Ihre unterstützende Einstellung gegenüber Dafa brachte ihr Segen. Im Jahr 2014 wurden meine Stieftochter und ihr Mann in einen Unfall verwickelt. Als sie auf der Autobahn unterwegs waren, funktionierten die Bremsen an ihrem Wagen nicht. Das Auto prallte gegen die Leitblanke und kam von der Straße ab. Da meine Stieftochter ihren Sicherheitsgurt nicht angelegt hatte, wurde sie aus dem Fenster geschleudert. Zum Glück fuhr das Auto sie nicht an, als es den Hügel hinunterrollte.

Alle drei Insassen wurden ins Krankenhaus gebracht und überlebten.

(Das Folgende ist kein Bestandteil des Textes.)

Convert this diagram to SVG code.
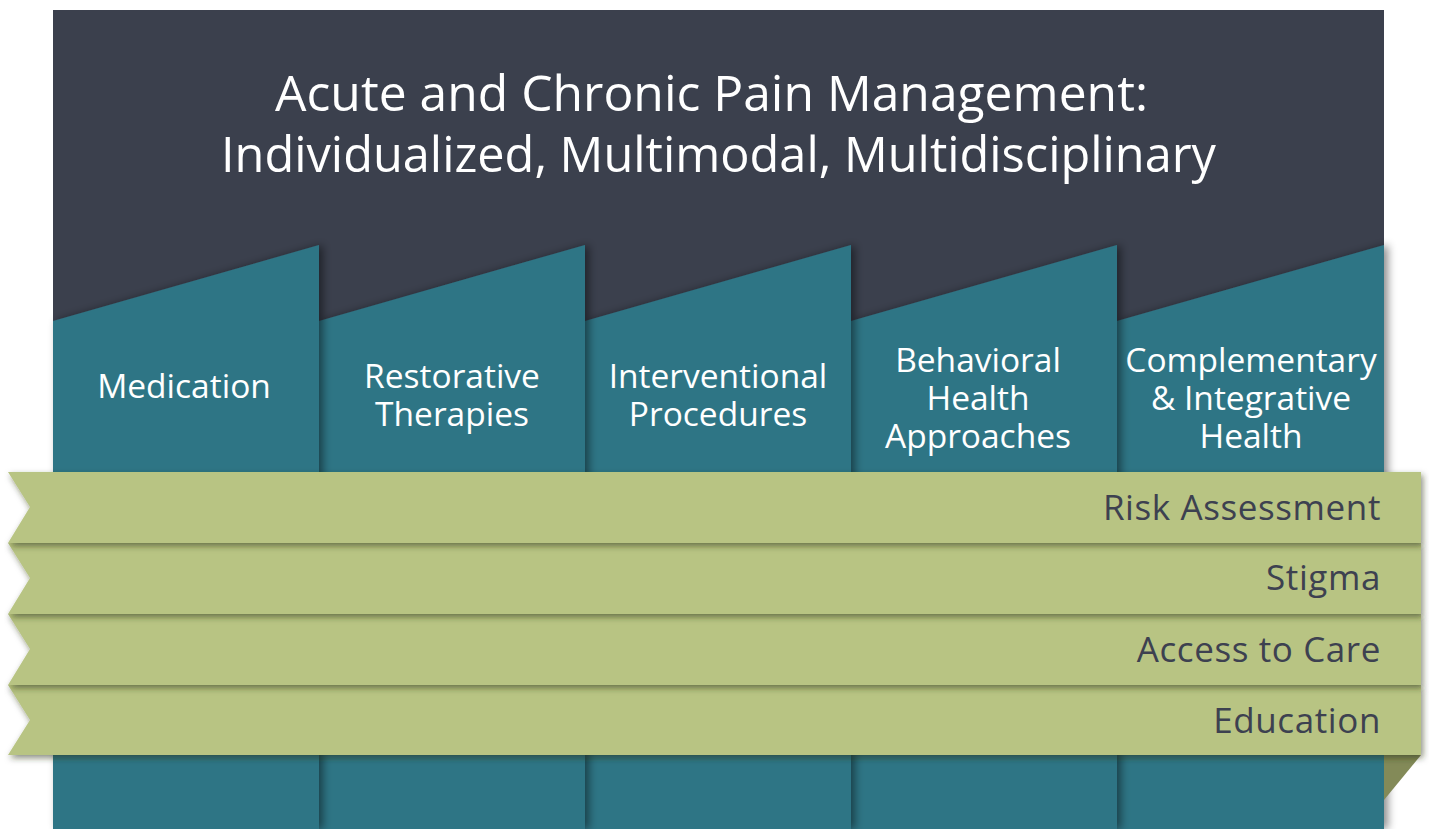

Als wir sie im Krankenhaus besuchten, hatte meine Stieftochter Stiche an ihrer linken Augenbraue und ihre linke Schulter und zwei Rippen waren gebrochen. Dabei hatte die Autobahnpolizei gedacht, als sie als Erste an den Unfallort kam und das Auto am Ende des steilen Hanges sah, dass diesen Unfall niemand überleben konnte.

Später fragte ich meine Stieftochter, was sie gedacht hatte, als sie das Bewusstsein wiedererlangte. Sie sagte: „Falun Dafa ist gut.“ Ich wusste, dass der Meister sie beschützt hatte.